If the readiness check or health check performs operations similar to what a user would do (e.g. hit the service from the external domain address) - then the minimal smoke test suite is merely conducting a verification that the state is as expected by issuing a GET request against that target domain adress.
If the checks up until now are based on self-reporting, then a successful smoke test suite should access and verify the system the same way a user would. You are basically writing an external auditor. This is also where it might be confusing, and indeed code-reuse from readiness checks is to some extent practical.
The more advanced suite will conduct a series of automated fake operations similar to acceptance tests to verify the system also works with the different components when put to actual work. These will mimic transaction or code-paths through the deployed stack. A simple login operation will not only check the HTTP endpoint, but possibly backend API calls and the underlying DBMS.

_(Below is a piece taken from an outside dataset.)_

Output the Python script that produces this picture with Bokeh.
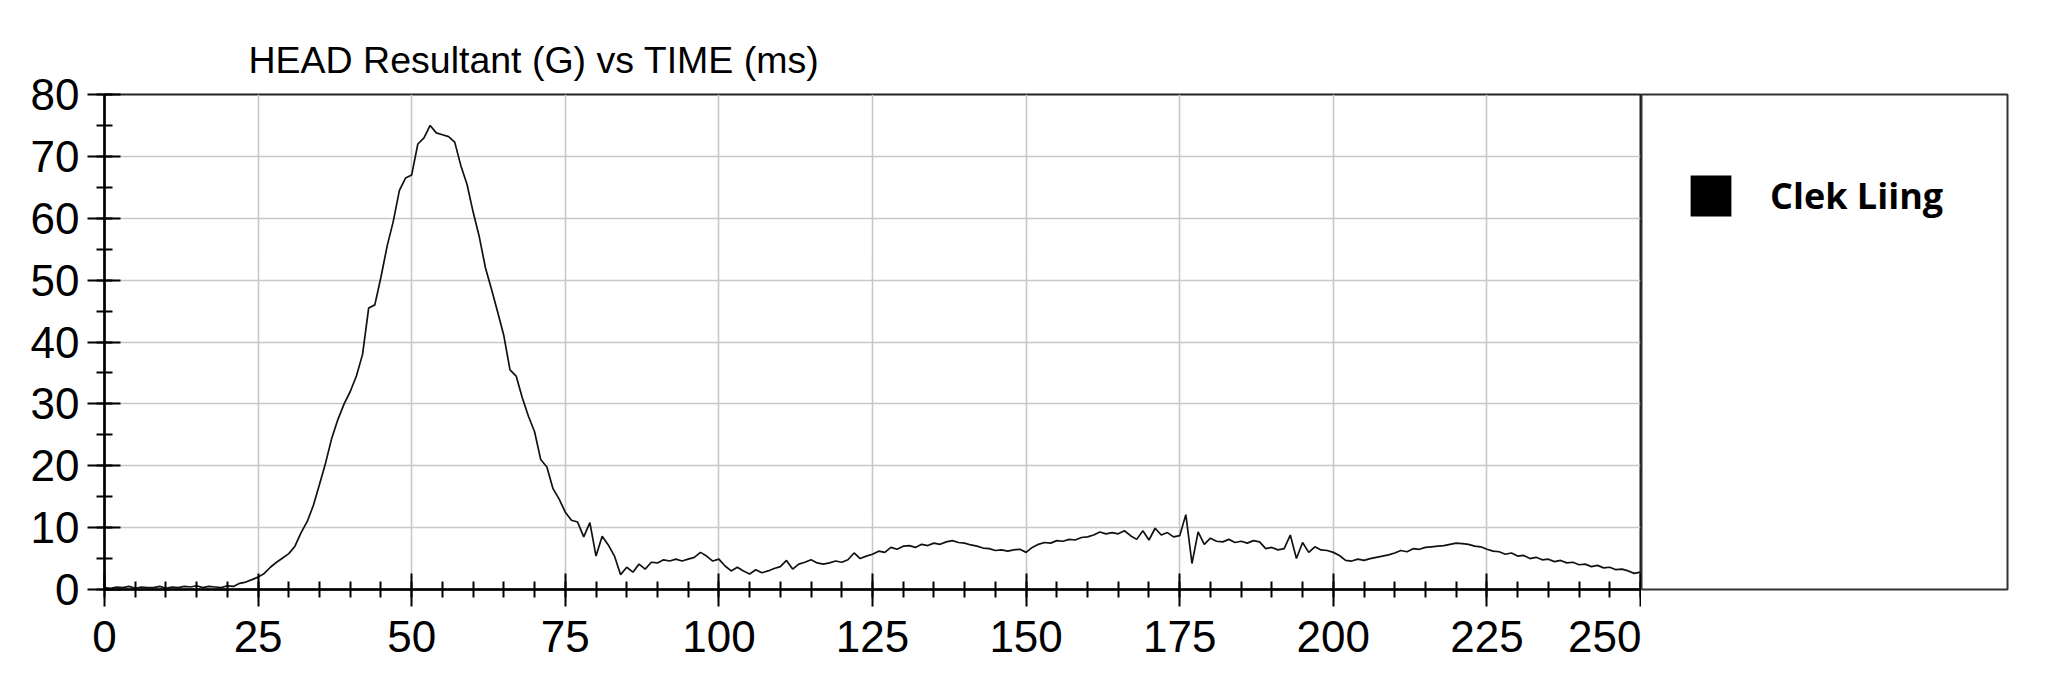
from bokeh.plotting import figure
from bokeh.models import Range1d, SingleIntervalTicker, Legend, LegendItem, ColumnDataSource
from bokeh.layouts import row
from bokeh.embed import file_html
from bokeh.resources import INLINE

# ---- data ----
title_text = "HEAD Resultant (G) vs TIME (ms)"
series_name = "Clek Liing"
time_ms = list(range(0, 251))
head_g = [
    0.3, 0.2, 0.4, 0.3, 0.5, 0.2, 0.4, 0.3, 0.3, 0.5, 0.2, 0.4, 0.3, 0.5, 0.4, 0.6, 0.3, 0.5, 0.4, 0.3, 0.6,
    0.5, 1.0, 1.2, 1.6, 2.0, 2.6, 3.6, 4.4, 5.1, 5.8,
    7.0, 9.2, 11.0, 13.6, 17.0, 20.5, 24.5, 27.5, 30.0, 32.0,
    34.5, 38.0, 45.5, 46.0, 50.5, 55.5, 59.5, 64.5, 66.5, 67.0,
    72.0, 73.0, 75.0, 73.8, 73.5, 73.2, 72.3, 68.5, 65.5, 61.0,
    57.0, 52.0, 48.5, 44.8, 41.0, 35.5, 34.5, 31.0, 28.0, 25.5,
    21.0, 19.8, 16.3, 14.6, 12.5, 11.2, 10.9, 8.5, 10.8, 5.4,
    8.6, 7.2, 5.4, 2.4, 3.6, 2.8, 4.1, 3.3, 4.4, 4.3,
    4.8, 4.6, 4.9, 4.6, 4.9, 5.2, 6.0, 5.4, 4.6, 4.9,
    3.8, 3.0, 3.6, 3.0, 2.5, 3.2, 2.7, 3.0, 3.4, 3.7,
    4.7, 3.3, 4.1, 4.4, 4.8, 4.3, 4.1, 4.3, 4.6, 4.4,
    4.8, 5.9, 5.0, 5.4, 5.7, 6.2, 6.0, 6.8, 6.5, 7.0,
    7.1, 6.8, 7.3, 7.1, 7.5, 7.3, 7.7, 7.9, 7.6, 7.5,
    7.2, 7.0, 6.7, 6.6, 6.3, 6.4, 6.2, 6.4, 6.5, 6.0,
    6.8, 7.3, 7.6, 7.5, 7.9, 7.8, 8.1, 8.0, 8.4, 8.5,
    8.8, 9.3, 9.0, 9.2, 9.0, 9.5, 8.7, 8.1, 9.5, 8.0,
    9.9, 8.8, 9.2, 8.5, 8.7, 12.1, 4.2, 9.3, 7.3, 8.3,
    7.8, 7.7, 8.1, 7.6, 7.8, 7.5, 7.9, 7.7, 6.6, 6.8,
    6.4, 6.6, 8.8, 5.0, 7.6, 6.0, 6.9, 6.4, 6.3, 6.0,
    5.5, 4.7, 4.6, 4.9, 4.7, 5.0, 5.2, 5.4, 5.6, 5.9,
    6.3, 6.1, 6.6, 6.5, 6.8, 6.9, 7.0, 7.1, 7.3, 7.5,
    7.4, 7.3, 7.0, 6.9, 6.5, 6.2, 6.1, 5.7, 5.9, 5.4,
    5.5, 5.0, 5.2, 4.8, 4.9, 4.5, 4.7, 4.3, 4.4, 4.0,
    4.1, 3.7, 3.9, 3.5, 3.6, 3.2, 3.3, 3.0, 2.6, 2.8,
]
x_start, x_end, x_step = 0, 250, 25
y_start, y_end, y_step = 0, 80, 10

src = ColumnDataSource(data=dict(time=time_ms, g=head_g))

# ---- main plot ----
p = figure(width=1641, height=689, x_range=Range1d(x_start, x_end), y_range=Range1d(y_start, y_end),
           output_backend="svg", toolbar_location=None,
           min_border_left=104, min_border_right=1, min_border_top=94, min_border_bottom=100)
p.background_fill_color = "white"
p.border_fill_color = "white"
p.outline_line_color = "#222222"
p.outline_line_width = 2

p.title.text = title_text
p.title.align = "left"
p.title.offset = 144
p.title.standoff = 28
p.title.text_font = "Liberation Sans"
p.title.text_font_size = "37.5px"
p.title.text_font_style = "normal"
p.title.text_color = "black"

p.xaxis.ticker = SingleIntervalTicker(interval=x_step, num_minor_ticks=5)
p.yaxis.ticker = SingleIntervalTicker(interval=y_step, num_minor_ticks=2)
for ax in (p.xaxis[0], p.yaxis[0]):
    ax.axis_line_color = "black"
    ax.axis_line_width = 2.5
    ax.major_tick_line_color = "black"
    ax.major_tick_line_width = 2
    ax.minor_tick_line_color = "black"
    ax.minor_tick_line_width = 2
    ax.major_tick_in = 16
    ax.major_tick_out = 17
    ax.minor_tick_in = 8
    ax.minor_tick_out = 8
    ax.major_label_text_font = "Liberation Sans"
    ax.major_label_text_font_size = "44px"
    ax.major_label_text_color = "black"
p.xaxis.major_label_standoff = 14
p.yaxis.major_label_standoff = 8

p.grid.grid_line_color = "#c8c8c8"
p.grid.grid_line_width = 1.6

p.line(x="time", y="g", source=src, line_color="#111111", line_width=1.7)

# ---- legend panel ----
p2 = figure(width=370, height=689, output_backend="svg", toolbar_location=None,
            x_axis_location=None, y_axis_location=None,
            min_border_left=0, min_border_right=4, min_border_top=94, min_border_bottom=100)
p2.grid.visible = False
p2.outline_line_color = "#333333"
p2.outline_line_width = 2
p2.border_fill_color = "white"
# legend swatch: a filled-area renderer of the series, not drawn itself (only its legend glyph shows)
swatch = p2.varea(x="time", y1="g", y2="g", source=src, fill_color="black", visible=False)
legend = Legend(items=[LegendItem(label=series_name, renderers=[swatch])],
                location=(44, 368), border_line_color=None, background_fill_alpha=0,
                inactive_fill_alpha=0,
                glyph_width=51, glyph_height=51, label_standoff=34,
                label_text_font="Open Sans", label_text_font_size="36px",
                label_text_font_style="bold", label_text_color="black")
p2.add_layout(legend)

layout = row(p, p2)
open("out.html", "w").write(file_html(layout, INLINE))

A final note is that most systems are not deployed just once. Throughout the build process they are usually deployed multiple times over in testing or staging environments. The scope, and perhaps difficulty, of smoke tests is to identify functionality that deals with verifying the actually deployment, i.e. to apply the same set of test equally throughout different deployments as they mature, such that potential errors are detected early in the process and not post-release.
Resources and Recommended Reading
The content is based on hard earned experience, lessons from seniors I have worked with, guided by these works by giants that stand out in memory
- Release It, Michael T Nygaard - Architecture and Site Reliability Engineering before there was such a team
- Continuous Delivery, Dave Farley and Jez Humble - How to deliver quality software, fast. I think that is even the tagline of this book.
- Practical Monitoring, Mike Julian - More concrete definitions and low-level strategies for operations including process building.
- Building Evolutionary Architectures, Neal Ford, Rebecca Parsons, Patrick Kua, Pramod Sadalage - Designing and building software systems in an agile way, guided by instrumentation, data driven observations and user needs/business value to feed the cycle.
Wrapping Up
Even small teams witness terminology confusion and overloading of terms. As the number of actors grow, so does this problem.
What we name things is not important, what we mean by those names is.
Verifying the system after deployment is an important step for any product and from this post it should easy to define the validation strategy from a common baseline using smoke tests and on-going health checks.